The Bulls' offense stunk the joint out again in Game 6, just as players around the league have observed. After taking a 40-38 lead in the second quarter, the Bulls produced one basket over the next 6½-minute period. Joakim Noah, who scored 24 points in a Game 7 in Brooklyn just two years ago, took zero shots in Thursday's first half and only two for the game. Derrick Rose took no foul shots. Tony Snell, one of the few Bulls who can get his own shot most places on the floor, played 5 minutes, 26 seconds.

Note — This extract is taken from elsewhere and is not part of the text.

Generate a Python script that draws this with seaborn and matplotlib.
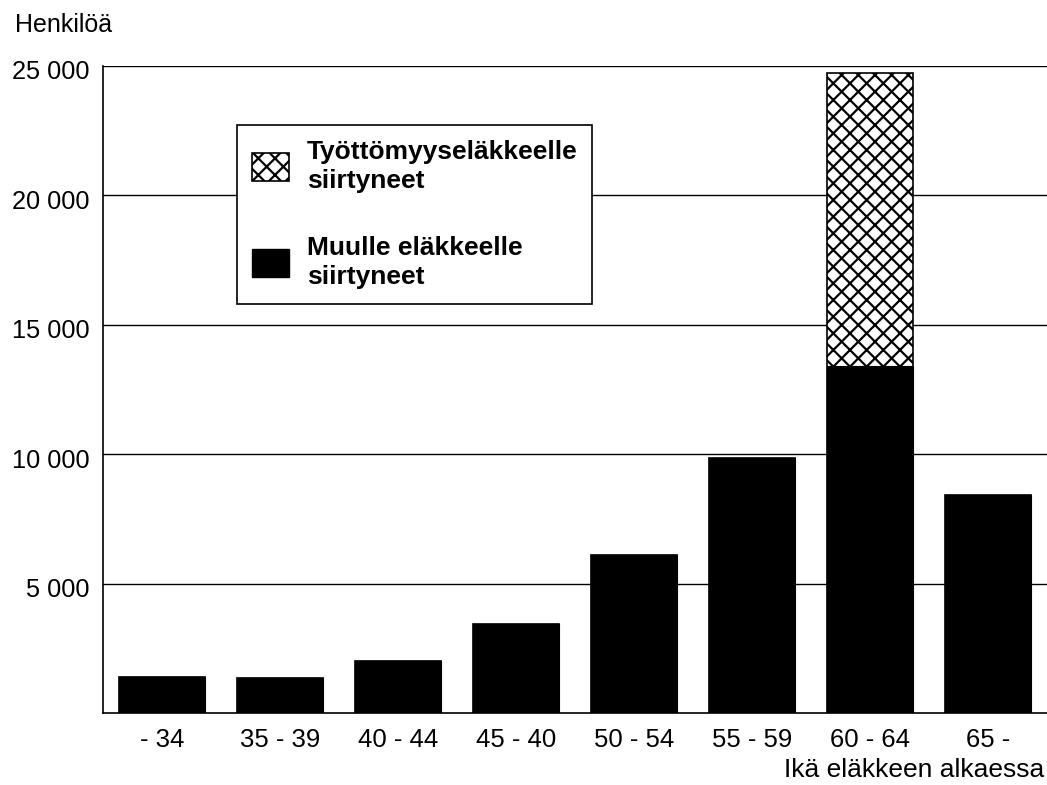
import matplotlib
matplotlib.use("Agg")
import matplotlib.pyplot as plt
import matplotlib.patches as mpatches
import matplotlib.transforms as mtransforms
import seaborn as sns
import pandas as pd

categories = ["- 34", "35 - 39", "40 - 44", "45 - 40", "50 - 54", "55 - 59", "60 - 64", "65 -"]
muu = [1400, 1350, 2000, 3450, 6100, 9850, 13400, 8400]
tyottomyys = [0, 0, 0, 0, 0, 0, 11300, 0]
yticks = [5000, 10000, 15000, 20000, 25000]
ytick_labels = ["5 000", "10 000", "15 000", "20 000", "25 000"]

sns.set_style("white")
plt.rcParams["font.family"] = ["Liberation Sans", "DejaVu Sans"]
plt.rcParams["hatch.linewidth"] = 1.6
plt.rcParams["text.color"] = "black"
plt.rcParams["xtick.color"] = "black"
plt.rcParams["ytick.color"] = "black"

df = pd.DataFrame({"ika": categories, "muu": muu,
                   "total": [m + t for m, t in zip(muu, tyottomyys)]})

fig = plt.figure(figsize=(10.47, 7.85), dpi=100)
ax = fig.add_axes([0.0984, 0.0917, 0.9016, 0.8248])

sns.barplot(data=df, x="ika", y="total", ax=ax, color="white", width=0.73,
            edgecolor="black", linewidth=1.2, hatch="xx", saturation=1)
sns.barplot(data=df, x="ika", y="muu", ax=ax, color="black", width=0.73,
            edgecolor="black", linewidth=0.8, saturation=1)

ax.set_xlim(-0.5, 7.5)
ax.set_ylim(0, 25000)
ax.set_yticks(yticks)
ax.set_yticklabels(ytick_labels, fontsize=18.3)
ax.tick_params(axis="x", labelsize=18.5, length=0, pad=11)
ax.tick_params(axis="y", length=0, pad=10)
off = mtransforms.ScaledTranslation(0, -4 / 100, fig.dpi_scale_trans)
for lbl in ax.get_yticklabels():
    lbl.set_transform(lbl.get_transform() + off)
ax.yaxis.grid(True, color="black", linewidth=1.0)
ax.set_axisbelow(True)
ax.set_xlabel("")
ax.set_ylabel("")
for s in ["top", "right"]:
    ax.spines[s].set_visible(False)
ax.spines["left"].set_color("black")
ax.spines["left"].set_linewidth(1.2)
ax.spines["bottom"].set_color("black")
ax.spines["bottom"].set_linewidth(1.2)

fig.text(0.014, 0.968, "Henkilöä", fontsize=18, ha="left", va="center")
fig.text(0.997, 0.019, "Ikä eläkkeen alkaessa", fontsize=19, ha="right", va="center")

h1 = mpatches.Patch(facecolor="white", edgecolor="black", hatch="xx", linewidth=1.2,
                    label="Työttömyyseläkkeelle\nsiirtyneet")
h2 = mpatches.Patch(facecolor="black", edgecolor="black",
                    label="Muulle eläkkeelle\nsiirtyneet")
leg = ax.legend(handles=[h1, h2], loc="upper left", bbox_to_anchor=(0.142, 0.908),
                borderaxespad=0, framealpha=1,
                prop={"weight": "bold", "size": 19}, frameon=True, fancybox=False,
                edgecolor="black", handlelength=1.4, handleheight=1.25,
                labelspacing=1.6, borderpad=0.55, handletextpad=0.7)
leg.get_frame().set_linewidth(1.2)
for t in leg.get_texts():
    t.set_linespacing(1.3)

fig.savefig("out.png", dpi=100, facecolor="white")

The marriage between Thibs and the men who run the team, John Paxson and Gar Forman, soured some time ago, and they stayed together this season only for the children. The irreconcilable differences were glaring. Playing time, style of offense -- you name it, they differed on how to do it. Thibs will be scooped up in no time, maybe in Orlando, maybe in New Orleans. And plenty of people will line up to inquire about the Bulls' job, what with Rose on the mend, Butler about to sign a shiny new contract, and Mirotic just ending his rookie season. The Bulls indeed have assets.
But they also have a stain after this loss, a long-lasting if not permanent one in which they scored 42 points the final three quarters, one in which they couldn't keep up with Cleveland's bench players, one in which they were again tormented by James -- the way the Cavaliers of Daugherty/Price/Harper/Ehlo/Nance were once tormented by Jordan.
It's likely going to take more than a new coach for the Bulls to have any real chance to catch James, and when they start to replay this series in their minds, the Bulls aren't going to like what they see.
"For whatever reason," Mike Dunleavy said, "we couldn't really channel our best effort and that's been the story all year long. ... It's just disappointing. We have a lot of talent and a lot of high expectations. If you had told me at the beginning of the series about all of Cleveland's ailments, I would have really liked our chances."